** TASK INSTRUCTIONS **
Can you transcribe every line exactly and leave the pictures behind?

•••••

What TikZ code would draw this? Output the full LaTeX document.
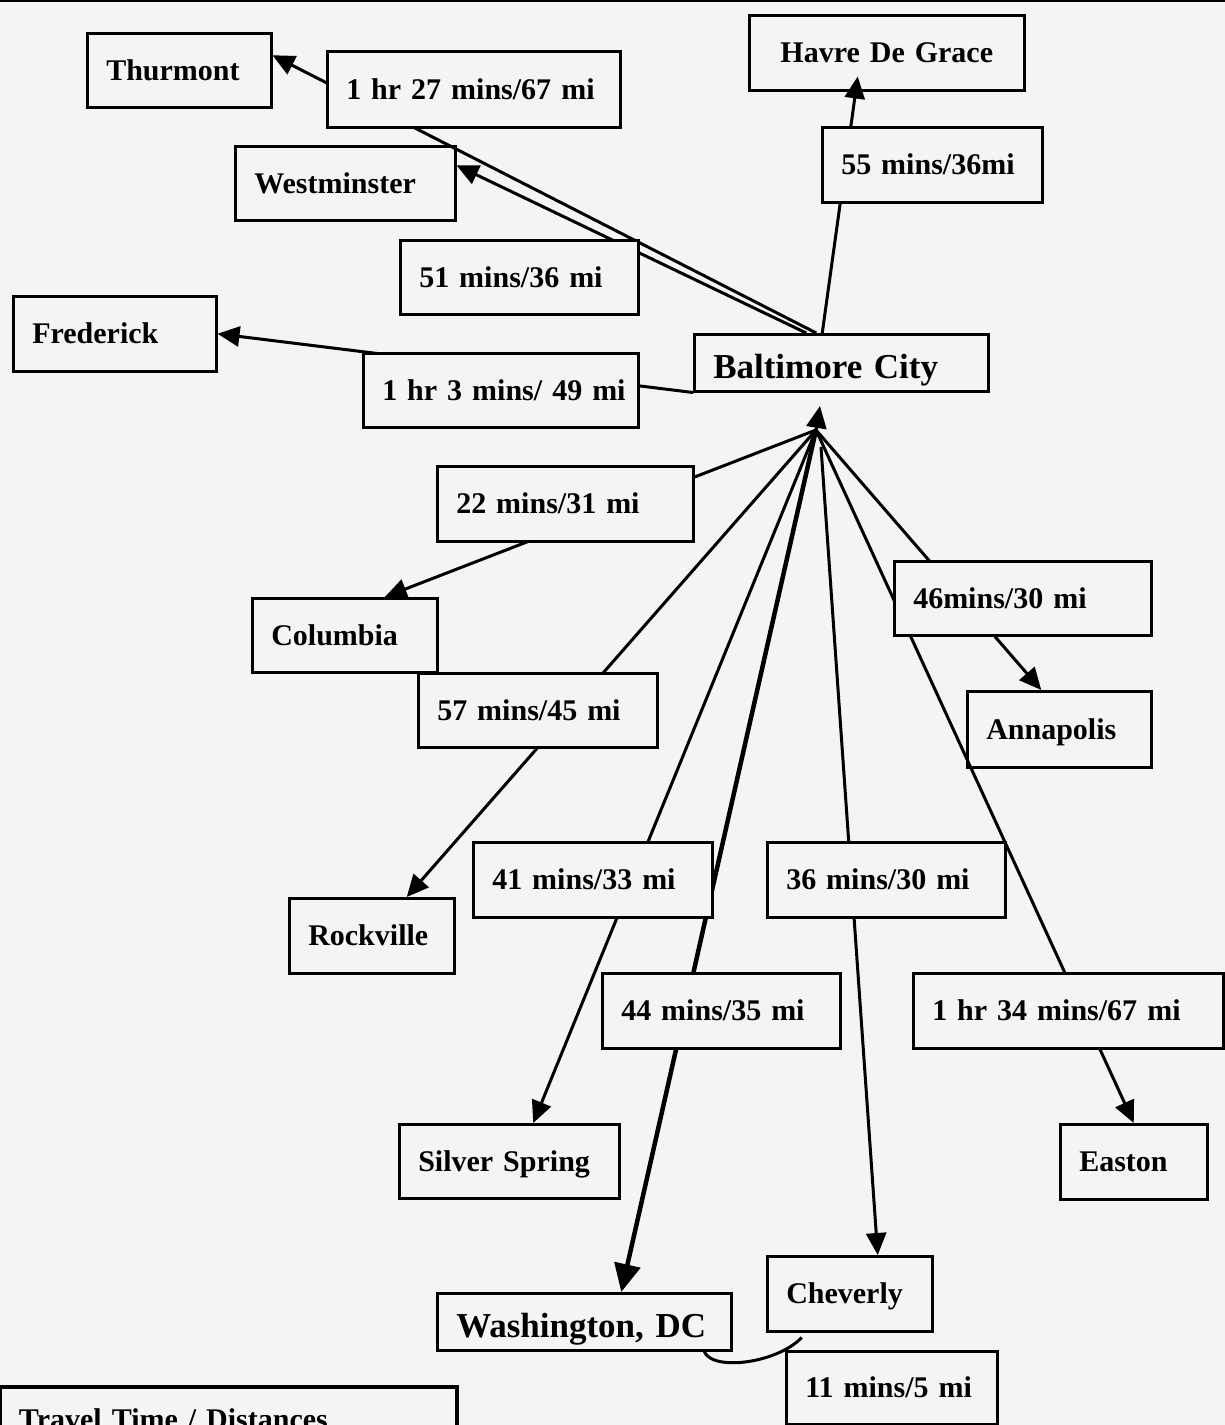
\documentclass[tikz,border=0pt]{standalone}
\usepackage{fontspec}
\setmainfont{Liberation Serif}
\usetikzlibrary{arrows.meta}
\definecolor{paper}{HTML}{F4F4F4}
\tikzset{
  box/.style={draw=black,line width=2.5pt,fill=paper,anchor=north west,
    inner xsep=19pt,inner ysep=0pt,align=left,text height=20pt,text depth=0pt,
    font=\bfseries\fontsize{30}{36}\selectfont},
  big/.style={text height=31pt,font=\bfseries\fontsize{35}{42}\selectfont},
  dims/.style 2 args={text width=\the\dimexpr#1pt-38pt\relax,minimum height=#2pt},
  link/.style={line width=3pt},
  arrow/.style={link,-{Triangle[length=22pt,width=20pt]}},
  bigarrow/.style={line width=4.5pt,-{Triangle[length=28pt,width=26pt]}}
}

\begin{document}
\begin{tikzpicture}[x=1pt,y=-1pt]
  \useasboundingbox[fill=paper] (0,0) rectangle (1225,1425);
  \clip (0,0) rectangle (1225,1425);
  \draw[line width=2pt] (0,1) -- (1225,1);
  % places
  \node[box,dims={184}{74}] (thurmont) at (86,32) {Thurmont};
  \node[box,dims={275}{75},align=center] (havre) at (748,14) {Havre De Grace};
  \node[box,dims={220}{74}] (westminster) at (234,145) {Westminster};
  \node[box,dims={203}{75}] (frederick) at (12,295) {Frederick};
  \node[box,big,dims={294}{57}] (baltimore) at (693,333) {Baltimore City};
  \node[box,dims={185}{74}] (columbia) at (251,597) {Columbia};
  \node[box,dims={184}{76}] (annapolis) at (966,690) {Annapolis};
  \node[box,dims={165}{75}] (rockville) at (288,897) {Rockville};
  \node[box,dims={220}{74}] (silver) at (398,1123) {Silver Spring};
  \node[box,dims={147}{75}] (easton) at (1059,1123) {Easton};
  \node[box,dims={165}{75}] (cheverly) at (766,1255) {Cheverly};
  \node[box,big,dims={294}{57}] (washington) at (436,1292) {Washington, DC};
  \coordinate (hub) at (816,430);
  \coordinate (hubtip) at (820,406);
  \coordinate (hubc) at (821,447);
  % routes
  \draw[arrow] ([xshift=-25pt]baltimore.north) -- ([yshift=15pt]thurmont.east);
  \draw[arrow] ([xshift=-35pt]baltimore.north) -- ([yshift=18pt]westminster.east);
  \draw[arrow] ([xshift=-19pt]baltimore.north) -- ([xshift=-29pt,yshift=15pt]havre.south);
  \draw[arrow] (baltimore.south west) -- (frederick.east);
  \draw[arrow] (hub) -- (hubtip);
  \draw[arrow] (hub) -- ([xshift=40pt]columbia.north);
  \draw[arrow] (hub) -- ([xshift=35pt]rockville.north);
  \draw[arrow] (hub) -- ([xshift=24pt]silver.north);
  \draw[bigarrow] (hub) -- ([xshift=37pt]washington.north);
  \draw[arrow] (hubc) -- ([xshift=28pt]cheverly.north);
  \draw[arrow] (hub) -- ([xshift=-18pt]annapolis.north);
  \draw[arrow] (hub) -- (easton.north);
  \draw[link] ([xshift=120pt]washington.south) .. controls +(8,20) and +(-25,26) .. ([xshift=-48pt,yshift=-5pt]cheverly.south);
  % times and distances
  \node[box,dims={293}{76}] (t27) at (326,50) {1 hr 27 mins/67 mi};
  \node[box,dims={220}{75}] (t55) at (821,126) {55 mins/36mi};
  \node[box,dims={238}{74}] (t51) at (399,239) {51 mins/36 mi};
  \node[box,dims={275}{74}] (t63) at (362,352) {\mbox{1 hr 3 mins/ 49 mi}};
  \node[box,dims={256}{75}] (t22) at (436,465) {22 mins/31 mi};
  \node[box,dims={257}{74}] (t46) at (893,560) {46mins/30 mi};
  \node[box,dims={239}{74}] (t57) at (417,672) {57 mins/45 mi};
  \node[box,dims={239}{75}] (t41) at (472,841) {41 mins/33 mi};
  \node[box,dims={238}{75}] (t36) at (766,841) {36 mins/30 mi};
  \node[box,dims={238}{75}] (t44) at (601,972) {44 mins/35 mi};
  \node[box,dims={310}{75}] (t134) at (912,972) {1 hr 34 mins/67 mi};
  \node[box,dims={211}{73}] (t11) at (785,1350) {11 mins/5 mi};
  % legend
  \node[box,line width=4pt,text width=419pt,inner ysep=21pt,text height=21pt] (legend) at (-2,1385) {Travel Time / Distances};
\end{tikzpicture}
\end{document}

•••••

** SOLUTION FOR THIS TASK **
What TikZ code would draw this? Output the full LaTeX document.
\documentclass[tikz,border=0pt]{standalone}
\usepackage{fontspec}
\setmainfont{Liberation Serif}
\usetikzlibrary{arrows.meta}
\definecolor{paper}{HTML}{F4F4F4}
\tikzset{
  box/.style={draw=black,line width=2.5pt,fill=paper,anchor=north west,
    inner xsep=19pt,inner ysep=0pt,align=left,text height=20pt,text depth=0pt,
    font=\bfseries\fontsize{30}{36}\selectfont},
  big/.style={text height=31pt,font=\bfseries\fontsize{35}{42}\selectfont},
  dims/.style 2 args={text width=\the\dimexpr#1pt-38pt\relax,minimum height=#2pt},
  link/.style={line width=3pt},
  arrow/.style={link,-{Triangle[length=22pt,width=20pt]}},
  bigarrow/.style={line width=4.5pt,-{Triangle[length=28pt,width=26pt]}}
}

\begin{document}
\begin{tikzpicture}[x=1pt,y=-1pt]
  \useasboundingbox[fill=paper] (0,0) rectangle (1225,1425);
  \clip (0,0) rectangle (1225,1425);
  \draw[line width=2pt] (0,1) -- (1225,1);
  % places
  \node[box,dims={184}{74}] (thurmont) at (86,32) {Thurmont};
  \node[box,dims={275}{75},align=center] (havre) at (748,14) {Havre De Grace};
  \node[box,dims={220}{74}] (westminster) at (234,145) {Westminster};
  \node[box,dims={203}{75}] (frederick) at (12,295) {Frederick};
  \node[box,big,dims={294}{57}] (baltimore) at (693,333) {Baltimore City};
  \node[box,dims={185}{74}] (columbia) at (251,597) {Columbia};
  \node[box,dims={184}{76}] (annapolis) at (966,690) {Annapolis};
  \node[box,dims={165}{75}] (rockville) at (288,897) {Rockville};
  \node[box,dims={220}{74}] (silver) at (398,1123) {Silver Spring};
  \node[box,dims={147}{75}] (easton) at (1059,1123) {Easton};
  \node[box,dims={165}{75}] (cheverly) at (766,1255) {Cheverly};
  \node[box,big,dims={294}{57}] (washington) at (436,1292) {Washington, DC};
  \coordinate (hub) at (816,430);
  \coordinate (hubtip) at (820,406);
  \coordinate (hubc) at (821,447);
  % routes
  \draw[arrow] ([xshift=-25pt]baltimore.north) -- ([yshift=15pt]thurmont.east);
  \draw[arrow] ([xshift=-35pt]baltimore.north) -- ([yshift=18pt]westminster.east);
  \draw[arrow] ([xshift=-19pt]baltimore.north) -- ([xshift=-29pt,yshift=15pt]havre.south);
  \draw[arrow] (baltimore.south west) -- (frederick.east);
  \draw[arrow] (hub) -- (hubtip);
  \draw[arrow] (hub) -- ([xshift=40pt]columbia.north);
  \draw[arrow] (hub) -- ([xshift=35pt]rockville.north);
  \draw[arrow] (hub) -- ([xshift=24pt]silver.north);
  \draw[bigarrow] (hub) -- ([xshift=37pt]washington.north);
  \draw[arrow] (hubc) -- ([xshift=28pt]cheverly.north);
  \draw[arrow] (hub) -- ([xshift=-18pt]annapolis.north);
  \draw[arrow] (hub) -- (easton.north);
  \draw[link] ([xshift=120pt]washington.south) .. controls +(8,20) and +(-25,26) .. ([xshift=-48pt,yshift=-5pt]cheverly.south);
  % times and distances
  \node[box,dims={293}{76}] (t27) at (326,50) {1 hr 27 mins/67 mi};
  \node[box,dims={220}{75}] (t55) at (821,126) {55 mins/36mi};
  \node[box,dims={238}{74}] (t51) at (399,239) {51 mins/36 mi};
  \node[box,dims={275}{74}] (t63) at (362,352) {\mbox{1 hr 3 mins/ 49 mi}};
  \node[box,dims={256}{75}] (t22) at (436,465) {22 mins/31 mi};
  \node[box,dims={257}{74}] (t46) at (893,560) {46mins/30 mi};
  \node[box,dims={239}{74}] (t57) at (417,672) {57 mins/45 mi};
  \node[box,dims={239}{75}] (t41) at (472,841) {41 mins/33 mi};
  \node[box,dims={238}{75}] (t36) at (766,841) {36 mins/30 mi};
  \node[box,dims={238}{75}] (t44) at (601,972) {44 mins/35 mi};
  \node[box,dims={310}{75}] (t134) at (912,972) {1 hr 34 mins/67 mi};
  \node[box,dims={211}{73}] (t11) at (785,1350) {11 mins/5 mi};
  % legend
  \node[box,line width=4pt,text width=419pt,inner ysep=21pt,text height=21pt] (legend) at (-2,1385) {Travel Time / Distances};
\end{tikzpicture}
\end{document}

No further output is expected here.